>> start Material

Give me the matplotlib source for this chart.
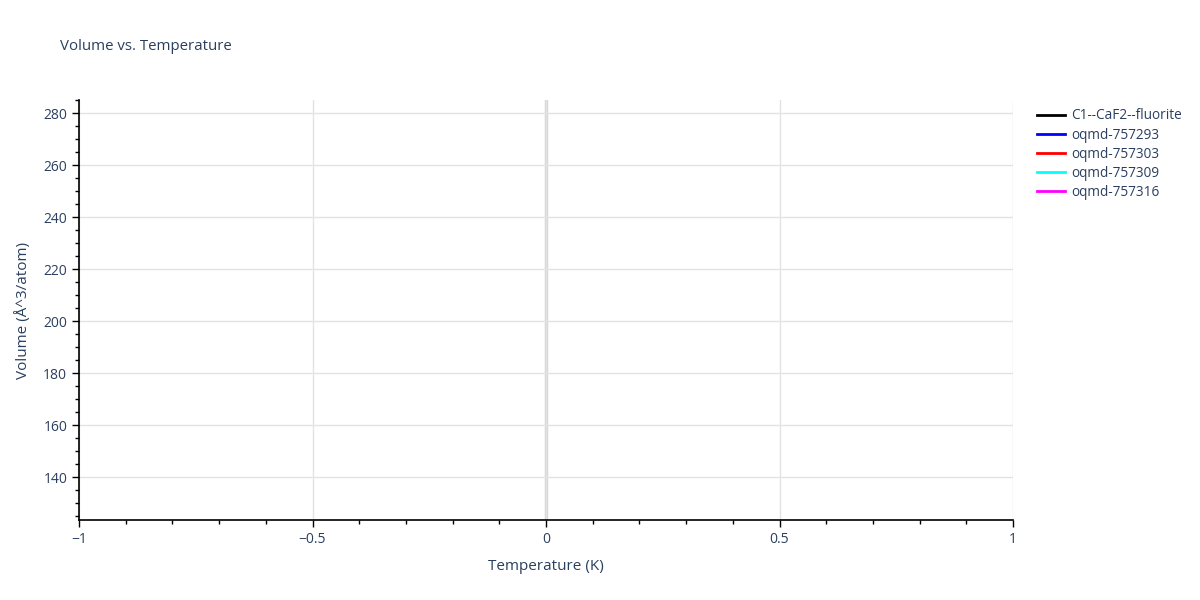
import matplotlib
matplotlib.use("Agg")
import matplotlib.pyplot as plt
from matplotlib.ticker import MultipleLocator

plt.rcParams['font.family'] = ['Open Sans', 'DejaVu Sans']

# Data: every series has only a single point at T = 0 K, so no line is drawn
series_names = ["C1--CaF2--fluorite", "oqmd-757293", "oqmd-757303",
                "oqmd-757309", "oqmd-757316"]
series_colors = ["black", "blue", "red", "cyan", "magenta"]
temperatures = [[0], [0], [0], [0], [0]]
volumes = [[131.0], [277.0], [160.0], [200.0], [240.0]]

x_range = (-1, 1)
y_range = (123.5, 285)

text_color = "#2a3f5f"
grid_color = "#e3e3e3"

fig = plt.figure(figsize=(12, 6), dpi=100)
ax = fig.add_axes([79 / 1200, 1 - 520 / 600, (1013 - 79) / 1200, 420 / 600])

for name, color, t, v in zip(series_names, series_colors, temperatures, volumes):
    ax.plot(t, v, color=color, lw=2, label=name)

ax.set_xlim(*x_range)
ax.set_ylim(*y_range)

ax.xaxis.set_minor_locator(MultipleLocator(0.1))
ax.yaxis.set_major_locator(MultipleLocator(20))
ax.yaxis.set_minor_locator(MultipleLocator(5))

ax.set_xticks([-1, -0.5, 0, 0.5, 1])
ax.set_xticklabels(["\u22121", "\u22120.5", "0", "0.5", "1"])

ax.grid(True, which="major", color=grid_color, lw=1, zorder=0)
ax.axvline(0, color="#d6d6d6", lw=2.5, zorder=0.5)
ax.set_axisbelow(True)

for side in ["top", "right"]:
    ax.spines[side].set_visible(False)
for side in ["left", "bottom"]:
    ax.spines[side].set_color("black")
    ax.spines[side].set_linewidth(1.2)

ax.tick_params(which="major", length=5, width=1, color="black",
               labelsize=10, labelcolor=text_color, direction="out")
ax.tick_params(which="minor", length=3, width=1, color="black", direction="out")

ax.set_xlabel("Temperature (K)", fontsize=11, color=text_color, labelpad=9)
ax.set_ylabel("Volume (Å^3/atom)", fontsize=11, color=text_color, labelpad=9)

fig.text(60 / 1200, 1 - 46 / 600, "Volume vs. Temperature", fontsize=10.8,
         color=text_color, va="center", ha="left")

fig.legend(loc="upper left", bbox_to_anchor=(1032 / 1200, 1 - 103 / 600),
           frameon=False, fontsize=9.8, handlelength=2.0, handletextpad=0.45,
           labelspacing=0.3, labelcolor=text_color, borderaxespad=0)

fig.savefig("out.png", dpi=100)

>> end Material

■ **Written task**:
Go from the first line of the data above to the line containing "y_range = (123.5, 285)" and retype exactly those lines, both included, but none of the pictures.

■ **Task result**:
Give me the matplotlib source for this chart.
import matplotlib
matplotlib.use("Agg")
import matplotlib.pyplot as plt
from matplotlib.ticker import MultipleLocator

plt.rcParams['font.family'] = ['Open Sans', 'DejaVu Sans']

# Data: every series has only a single point at T = 0 K, so no line is drawn
series_names = ["C1--CaF2--fluorite", "oqmd-757293", "oqmd-757303",
                "oqmd-757309", "oqmd-757316"]
series_colors = ["black", "blue", "red", "cyan", "magenta"]
temperatures = [[0], [0], [0], [0], [0]]
volumes = [[131.0], [277.0], [160.0], [200.0], [240.0]]

x_range = (-1, 1)
y_range = (123.5, 285)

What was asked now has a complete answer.